The speed-up is 10 fold from fac just above this but this is way more the test of a concept.

This is three functions. The first is b25 which replaces base from above. b25 produces all evens and 5s (mod 10).

b25 = scanl' (\b a -> (b+a)) 2 $ cycle [2,1,1,2,2,2]

What is interesting to me is the main function produces no 3-multiples.

Multiples of 3 are provided by the second function.

the3s = \n -> scanl' (\b a -> a*b) 1 $ replicate n 3

The fac2 function changes to process only evens or odds (5s).

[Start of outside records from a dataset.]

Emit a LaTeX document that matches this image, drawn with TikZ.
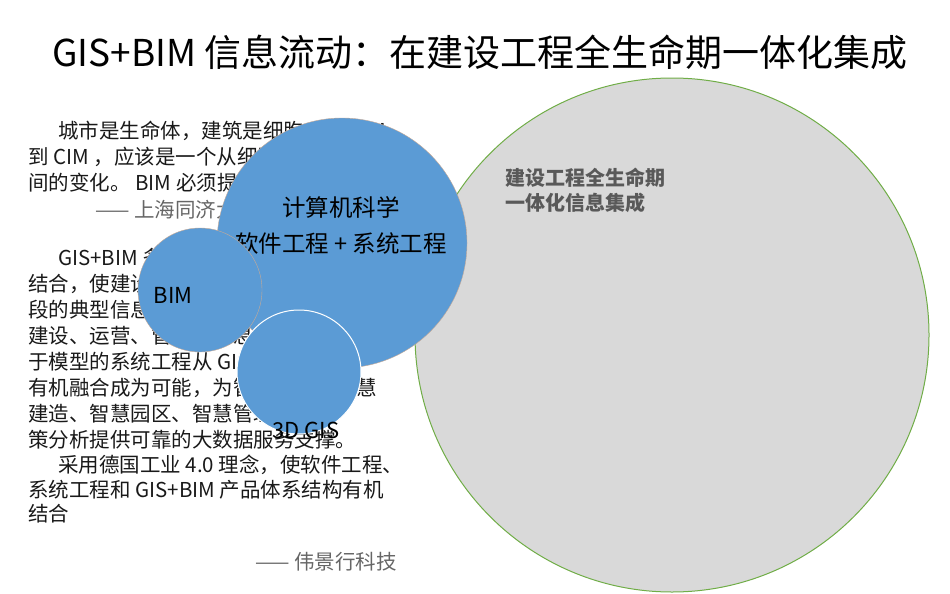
\documentclass[tikz,border=0pt]{standalone}
\usepackage{fontspec}
\setmainfont{Noto Sans CJK SC}
\begin{document}
\begin{tikzpicture}[x=1pt,y=-1pt,
  body/.style={anchor=west,inner sep=0pt,font=\fontsize{20.5}{24}\selectfont,text=black!90},
  blue/.style={circle,fill={rgb,255:red,91;green,155;blue,213}}]
\useasboundingbox (0,0) rectangle (950,594);
\node[font=\fontsize{37}{40}\selectfont] (title) at (480,52) {GIS+BIM 信息流动：在建设工程全生命期一体化集成};
% text
\node[body] (a1) at (58,131) {城市是生命体，建筑是细胞。从 BIM};
\node[body] (a2) at (28,157) {到 CIM ，应该是一个从细胞到生命体的空};
\node[body] (a3) at (28,183) {间的变化。 BIM 必须提升到 CIM。};
\node[body,text=black!60] (a4) at (95,210) {—— 上海同济大学};
\node[body] (b1) at (58,258) {GIS+BIM 多源数据与系统工程的有机};
\node[body] (b2) at (28,284) {结合，使建设工程全生命期各个阶};
\node[body] (b3) at (28,310) {段的典型信息，包括规划、设计、};
\node[body] (b4) at (28,336) {建设、运营、管理等信息，通过基};
\node[body] (b5) at (28,362) {于模型的系统工程从 GIS+BIM 的};
\node[body] (b6) at (28,388) {有机融合成为可能，为智慧城市、智慧};
\node[body] (b7) at (28,414) {建造、智慧园区、智慧管理、决};
\node[body] (b8) at (28,440) {策分析提供可靠的大数据服务支撑。};
\node[body] (b9) at (58,465) {采用德国工业 4.0 理念，使软件工程、};
\node[body] (b10) at (28,490) {系统工程和 GIS+BIM 产品体系结构有机};
\node[body] (b11) at (28,514) {结合};
\node[body,text=black!60] (q2) at (255,562) {—— 伟景行科技};
% circles
\node[circle,draw={rgb,255:red,112;green,173;blue,71},line width=1pt,fill={rgb,255:red,217;green,217;blue,217},minimum size=514pt,inner sep=0pt] (big) at (672,335) {};
\node[anchor=west,align=left,font=\bfseries\fontsize{20}{25}\selectfont,text=black!65] (bigl) at (502,190) {建设工程全生命期\\一体化信息集成};
\node[blue,draw={rgb,255:red,200;green,170;blue,150},minimum size=250pt,inner sep=0pt] (cs) at (342,243) {};
\node[font=\fontsize{23.5}{36}\selectfont,align=center] (csl) at (341,225) {计算机科学\\软件工程 + 系统工程};
\node[blue,draw={rgb,255:red,200;green,170;blue,150},minimum size=124pt,inner sep=0pt] (bim) at (200,290) {};
\node[font=\fontsize{22}{24}\selectfont] (biml) at (173,295) {BIM};
\node[blue,draw=white,line width=1pt,minimum size=124pt,inner sep=0pt] (gis) at (299,372) {};
\node[font=\fontsize{22}{24}\selectfont] (gisl) at (306,430) {3D GIS};
\end{tikzpicture}
\end{document}
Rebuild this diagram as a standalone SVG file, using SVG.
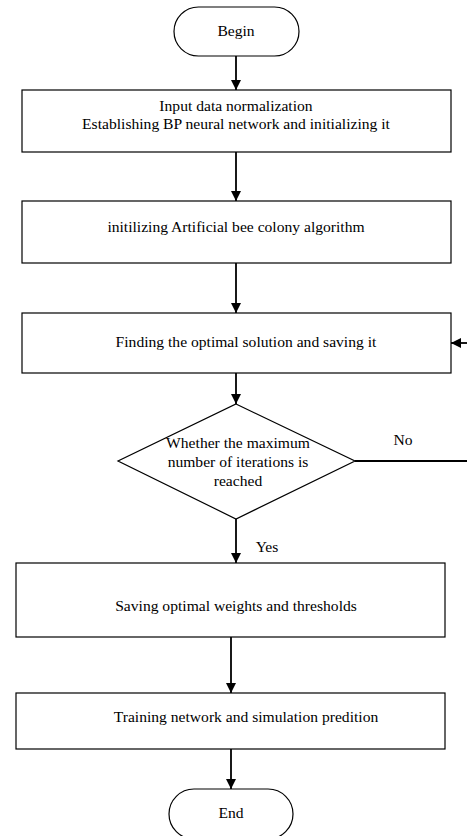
<svg xmlns="http://www.w3.org/2000/svg" width="467" height="836" viewBox="0 0 467 836">
<style>
.shape{fill:#fff;stroke:#000;stroke-width:1.2}
.t{font-family:"Liberation Serif","Times New Roman",serif;font-size:15.6px;fill:#000;text-anchor:middle}
.c{fill:none;stroke:#000;stroke-width:1.8}
</style>
<defs>
<marker id="ah" viewBox="0 0 10 10" refX="10" refY="5" markerWidth="10" markerHeight="10" markerUnits="userSpaceOnUse" orient="auto">
<path d="M0,0 L10,5 L0,10 z" fill="#000"/>
</marker>
</defs>
<rect width="467" height="836" fill="#fff"/>
<g id="connectors">
<line class="c" x1="236" y1="56" x2="236" y2="90" marker-end="url(#ah)"/>
<line class="c" x1="236" y1="152" x2="236" y2="201" marker-end="url(#ah)"/>
<line class="c" x1="236" y1="263" x2="236" y2="313" marker-end="url(#ah)"/>
<line class="c" x1="236" y1="373" x2="236" y2="404" marker-end="url(#ah)"/>
<line class="c" x1="236" y1="519" x2="236" y2="563" marker-end="url(#ah)"/>
<line class="c" x1="231" y1="637" x2="231" y2="693" marker-end="url(#ah)"/>
<line class="c" x1="231" y1="749" x2="231" y2="789" marker-end="url(#ah)"/>
<polyline class="c" points="355,461 467,461"/>
<line class="c" x1="467" y1="343" x2="451" y2="343" marker-end="url(#ah)"/>
<text class="t" x="403" y="445">No</text>
<text class="t" x="267" y="552">Yes</text>
</g>
<g id="begin">
<rect class="shape" x="174" y="7" width="125" height="49" rx="24.5"/>
<text class="t" x="236" y="36">Begin</text>
</g>
<g id="box1">
<rect class="shape" x="22" y="90" width="429" height="62"/>
<text class="t" x="236" y="111">Input data normalization</text>
<text class="t" x="236" y="129">Establishing BP neural network and initializing it</text>
</g>
<g id="box2">
<rect class="shape" x="22" y="201" width="429" height="62"/>
<text class="t" x="236" y="232">initilizing Artificial bee colony algorithm</text>
</g>
<g id="box3">
<rect class="shape" x="22" y="313" width="429" height="60"/>
<text class="t" x="246" y="347">Finding the optimal solution and saving it</text>
</g>
<g id="decision">
<polygon class="shape" points="236,404 355,461 236,519 118,461"/>
<text class="t" x="238" y="448">Whether the maximum</text>
<text class="t" x="238" y="467">number of iterations is</text>
<text class="t" x="238" y="486">reached</text>
</g>
<g id="box4">
<rect class="shape" x="16" y="563" width="429" height="74"/>
<text class="t" x="236" y="611">Saving optimal weights and thresholds</text>
</g>
<g id="box5">
<rect class="shape" x="16" y="693" width="429" height="56"/>
<text class="t" x="246" y="722">Training network and simulation predition</text>
</g>
<g id="end">
<rect class="shape" x="169" y="789" width="124" height="50" rx="25"/>
<text class="t" x="231" y="818">End</text>
</g>
</svg>
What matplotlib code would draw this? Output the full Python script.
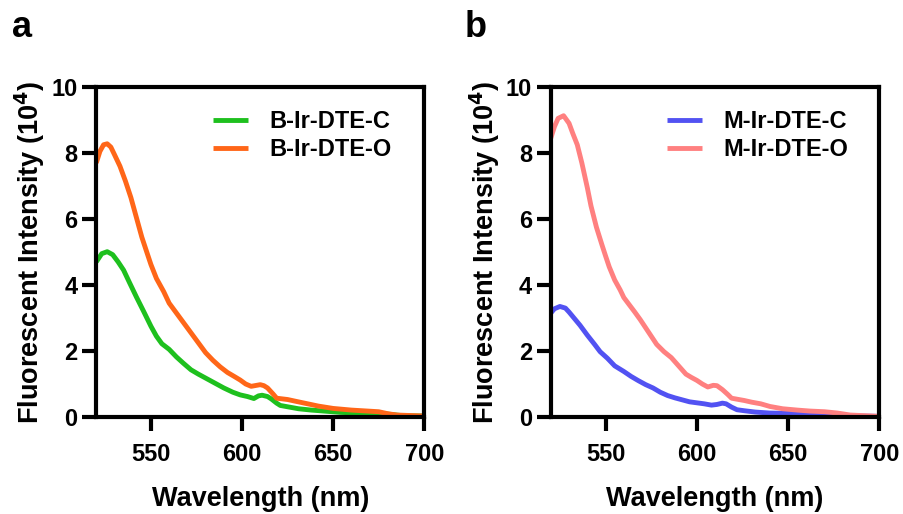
import matplotlib
matplotlib.use('Agg')
import matplotlib.pyplot as plt

plt.rcParams['font.family'] = ['Liberation Sans', 'DejaVu Sans']
plt.rcParams['font.weight'] = 'bold'
plt.rcParams['mathtext.default'] = 'bf'

# Emission spectra, intensity in units of 10^4
wl_b_c = [520, 523, 526, 529, 532, 535, 538, 542, 546, 550, 553, 556, 560, 564, 568,
          572, 576, 581, 586, 590, 595, 599, 603, 606.5, 609, 611, 614, 616, 619, 621,
          626, 631, 638, 645, 654, 664, 672, 678, 683, 688, 700]
int_b_c = [4.70, 4.95, 5.01, 4.92, 4.70, 4.45, 4.10, 3.64, 3.20, 2.75, 2.45, 2.22, 2.05,
           1.82, 1.62, 1.43, 1.30, 1.15, 1.00, 0.88, 0.75, 0.67, 0.62, 0.56, 0.64, 0.66,
           0.62, 0.55, 0.42, 0.35, 0.30, 0.25, 0.21, 0.18, 0.14, 0.12, 0.11, 0.10, 0.07,
           0.04, 0.03]

wl_b_o = [520, 522, 524, 526, 528, 530, 533, 536, 539, 542, 545, 548, 550, 553, 557, 560,
          564, 568, 572, 576, 580, 584, 588, 592, 596, 599, 602, 605, 607, 610, 612, 614,
          617, 619, 622, 625, 630, 636, 642, 650, 660, 669, 675, 680, 685, 700]
int_b_o = [7.70, 8.05, 8.25, 8.28, 8.18, 7.95, 7.60, 7.15, 6.65, 6.05, 5.45, 4.95, 4.62,
           4.20, 3.80, 3.45, 3.15, 2.85, 2.55, 2.25, 1.95, 1.72, 1.52, 1.35, 1.22, 1.12,
           1.00, 0.93, 0.95, 0.98, 0.95, 0.88, 0.70, 0.57, 0.55, 0.53, 0.47, 0.40, 0.33,
           0.26, 0.21, 0.18, 0.16, 0.10, 0.06, 0.03]

wl_m_c = [520, 522, 525, 528, 530, 533, 536, 540, 544, 547, 551, 555, 560, 564, 568, 572,
          576, 580, 584, 588, 592, 596, 600, 604, 608, 611, 614, 616, 619, 622, 626, 632,
          640, 650, 660, 670, 680, 690, 700]
int_m_c = [3.15, 3.28, 3.35, 3.30, 3.18, 2.98, 2.78, 2.48, 2.20, 1.98, 1.78, 1.55, 1.38,
           1.23, 1.10, 0.98, 0.88, 0.75, 0.65, 0.58, 0.52, 0.46, 0.43, 0.40, 0.36, 0.38,
           0.42, 0.40, 0.30, 0.22, 0.19, 0.15, 0.12, 0.11, 0.10, 0.07, 0.05, 0.03, 0.02]

wl_m_o = [520, 522, 524, 527, 530, 532, 534.5, 537, 540, 542, 545, 548, 550, 552, 555, 558,
          560, 563, 566, 569, 572, 575, 578, 582, 586, 590, 594, 597, 600, 603, 606, 609,
          611, 614, 617, 619, 622, 626, 630, 635, 640, 647, 655, 662, 670, 677, 684, 700]
int_m_o = [8.45, 8.80, 9.05, 9.13, 8.90, 8.60, 8.25, 7.70, 6.95, 6.40, 5.75, 5.22, 4.88,
           4.55, 4.15, 3.85, 3.62, 3.40, 3.18, 2.95, 2.70, 2.45, 2.20, 1.98, 1.80, 1.55,
           1.30, 1.20, 1.11, 1.00, 0.91, 0.96, 0.95, 0.83, 0.68, 0.57, 0.54, 0.50, 0.45,
           0.40, 0.32, 0.25, 0.21, 0.18, 0.16, 0.12, 0.06, 0.02]

panels = [
    ('a', [(wl_b_c, int_b_c, 'B-Ir-DTE-C', '#1EC01E'),
           (wl_b_o, int_b_o, 'B-Ir-DTE-O', '#FF6618')]),
    ('b', [(wl_m_c, int_m_c, 'M-Ir-DTE-C', '#5252F2'),
           (wl_m_o, int_m_o, 'M-Ir-DTE-O', '#FF8080')]),
]
x_ticks = [550, 600, 650, 700]
y_ticks = [0, 2, 4, 6, 8, 10]

fig = plt.figure(figsize=(9.04, 5.14), dpi=100)
axes_rects = [[0.1065, 0.1887, 0.3628, 0.642], [0.6093, 0.1887, 0.3635, 0.642]]
letter_x = [0.013, 0.514]

for (letter, series), rect, lx in zip(panels, axes_rects, letter_x):
    ax = fig.add_axes(rect)
    for wl, inten, name, color in series:
        ax.plot(wl, inten, color=color, lw=3.5, label=name, solid_capstyle='butt')
    ax.set_xlim(520, 700)
    ax.set_ylim(0, 10)
    ax.set_xticks(x_ticks)
    ax.set_yticks(y_ticks)
    for sp in ax.spines.values():
        sp.set_linewidth(3.0)
        sp.set_zorder(5)
    ax.tick_params(axis='both', direction='out', length=10, width=3.0, labelsize=17)
    ax.tick_params(axis='x', pad=9)
    ax.tick_params(axis='y', pad=3.5)
    ax.set_xlabel('Wavelength (nm)', fontsize=19.5, fontweight='bold', labelpad=14)
    ax.set_ylabel('Fluorescent Intensity (10$^{4}$)', fontsize=19.5, fontweight='bold',
                  labelpad=3)
    ax.legend(loc='upper left', bbox_to_anchor=(0.355, 0.93), frameon=False,
              handlelength=1.48, handletextpad=0.9, labelspacing=0.2,
              borderpad=0, borderaxespad=0,
              prop={'weight': 'bold', 'size': 17})
    fig.text(lx, 0.928, letter, fontsize=26, fontweight='bold', ha='left',
             va='baseline')

fig.savefig('out.png', dpi=100, facecolor='white')
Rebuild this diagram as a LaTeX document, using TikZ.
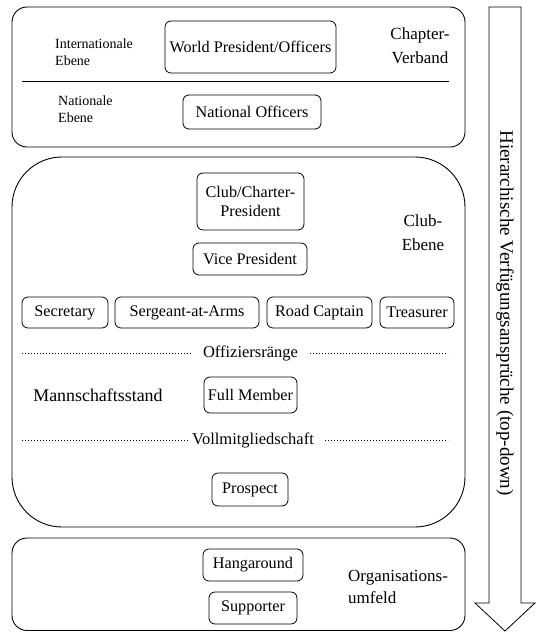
\documentclass[tikz,border=0pt]{standalone}
\usepackage{fontspec}
\setmainfont{Liberation Serif}
\begin{document}
\begin{tikzpicture}[x=1pt,y=-1pt,
  role/.style={draw,rounded corners=6pt,line width=0.8pt,inner sep=0pt,font=\fontsize{16.2}{18.5}\selectfont,align=center},
  lvl/.style={font=\fontsize{17}{24}\selectfont,align=center,inner sep=0pt},
  small/.style={font=\fontsize{14}{17.5}\selectfont,align=left,inner sep=0pt,anchor=west},
  sep/.style={font=\fontsize{16.5}{18}\selectfont,inner sep=0pt},
  dotline/.style={dotted,line width=1pt},
  frame/.style={draw,line width=0.9pt}]
\useasboundingbox (0,0) rectangle (540,632);
% Chapter-Verband
\draw[frame,rounded corners=15pt] (12,7) rectangle (465,147);
\draw[line width=0.7pt] (22,81) -- (449,81);
\node[role,minimum width=171pt,minimum height=52pt] (wp) at (250.5,47) {World President/Officers};
\node[role,minimum width=138pt,minimum height=34pt] (no) at (252,112) {National Officers};
\node[small] (ie) at (55,52) {Internationale\\Ebene};
\node[small] (ne) at (58,109) {Nationale\\Ebene};
\node[lvl] (cv) at (420,45.5) {Chapter-\\Verband};
% Club-Ebene
\draw[frame,rounded corners=50pt] (12,157) rectangle (465,527);
\node[role,minimum width=107pt,minimum height=57pt] (ccp) at (250.5,201.5) {Club/Charter-\\President};
\node[role,minimum width=114pt,minimum height=32pt] (vp) at (250,259) {Vice President};
\node[lvl] (ce) at (423,233) {Club-\\Ebene};
\node[role,minimum width=86pt,minimum height=31pt] (sec) at (65,312.5) {Secretary};
\node[role,minimum width=144pt,minimum height=31pt] (sgt) at (187,312.5) {Sergeant-at-Arms};
\node[role,minimum width=105pt,minimum height=31pt] (rc) at (319.5,312.5) {Road Captain};
\node[role,minimum width=74pt,minimum height=31pt] (tr) at (417,312.5) {Treasurer};
\node[sep] (off) at (250.5,353) {Offiziersränge};
\coordinate (offl) at (22,353);
\coordinate (offr) at (448,353);
\draw[dotline] (offl) -- (192,353);
\draw[dotline] (310,353) -- (offr);
\node[lvl,font=\fontsize{17.9}{20}\selectfont] (ms) at (98,395) {Mannschaftsstand};
\node[role,minimum width=93pt,minimum height=36pt] (fm) at (250.5,395) {Full Member};
\node[sep] (voll) at (253,440) {Vollmitgliedschaft};
\coordinate (volll) at (22,440);
\coordinate (vollr) at (448,440);
\draw[dotline] (volll) -- (190,440);
\draw[dotline] (325,440) -- (vollr);
\node[role,minimum width=76pt,minimum height=33pt] (pr) at (250,489.5) {Prospect};
% Organisationsumfeld
\draw[frame,rounded corners=15pt] (12,538) rectangle (465,630.5);
\node[role,minimum width=100pt,minimum height=32pt] (ha) at (253,565) {Hangaround};
\node[role,minimum width=88pt,minimum height=32pt] (su) at (253,608) {Supporter};
\node[lvl,align=left,anchor=west,font=\fontsize{17}{22}\selectfont] (ou) at (348,587) {Organisations-\\umfeld};
% Arrow
\draw[line width=0.8pt,fill=white] (489,7) -- (521,7) -- (521,603) -- (535,603) -- (505,631) -- (475,603) -- (489,603) -- cycle;
\node[sep,rotate=-90,font=\fontsize{19}{21}\selectfont] (arr) at (505,313) {Hierarchische Verfügungsansprüche (top-down)};
\end{tikzpicture}
\end{document}
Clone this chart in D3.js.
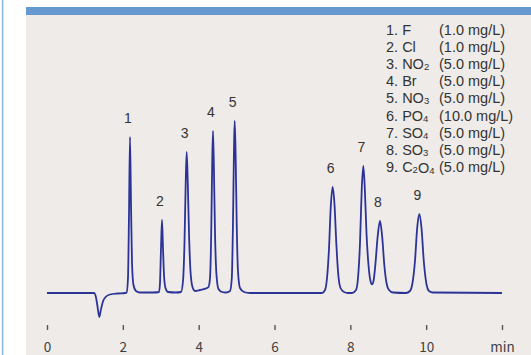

In it n > 7 is superfluous. Maybe a case statement.

fac2 n
    | n <= 7 = True
    | n >  7 = if even n then fac (div n 2) else fac (div n 5)
    | otherwise = False

Run this like,

sort $ the3s 14 ++ [ d | d <- (take 150000 b25), fac2 d]

The speedup is about 10 fold. 600 Hammings took .92 of a second in GHCi.

I've gotten much use from fac above because you can add things to the list comprehension.

Indeed, processing 150,000 numbers to get 600 is crazy and the best way to get anywhere close to linear is to not process from a list.

So basically, now that Daniel Fischer gave his answer, I can say that I came across this recently, and I think this is an exciting development, since the classical code was known for ages, since Dijkstra.

Daniel correctly identified the redundancy of the duplicates generation which must then be removed, in the classical version.

The credit for the original discovery (AFAIK) goes to Rosettacode.org's contributor Ledrug, as of 2012-08-26. And of course the independent discovery by Daniel Fischer, here (2012-09-18).

Re-written slightly, that code is:

import Data.Function (fix)

hamm = 1 : foldr (\n s -> fix (merge s . (n:) . map (n*))) [] [2,3,5]

with the usual implementation of merge,

merge a@(x:xs) b@(y:ys) | x < y     = x : merge xs b
                        | otherwise = y : merge a ys
merge [] b = b
merge a [] = a

It gives about 2.0x - 2.5x a speedup vs. the classical version.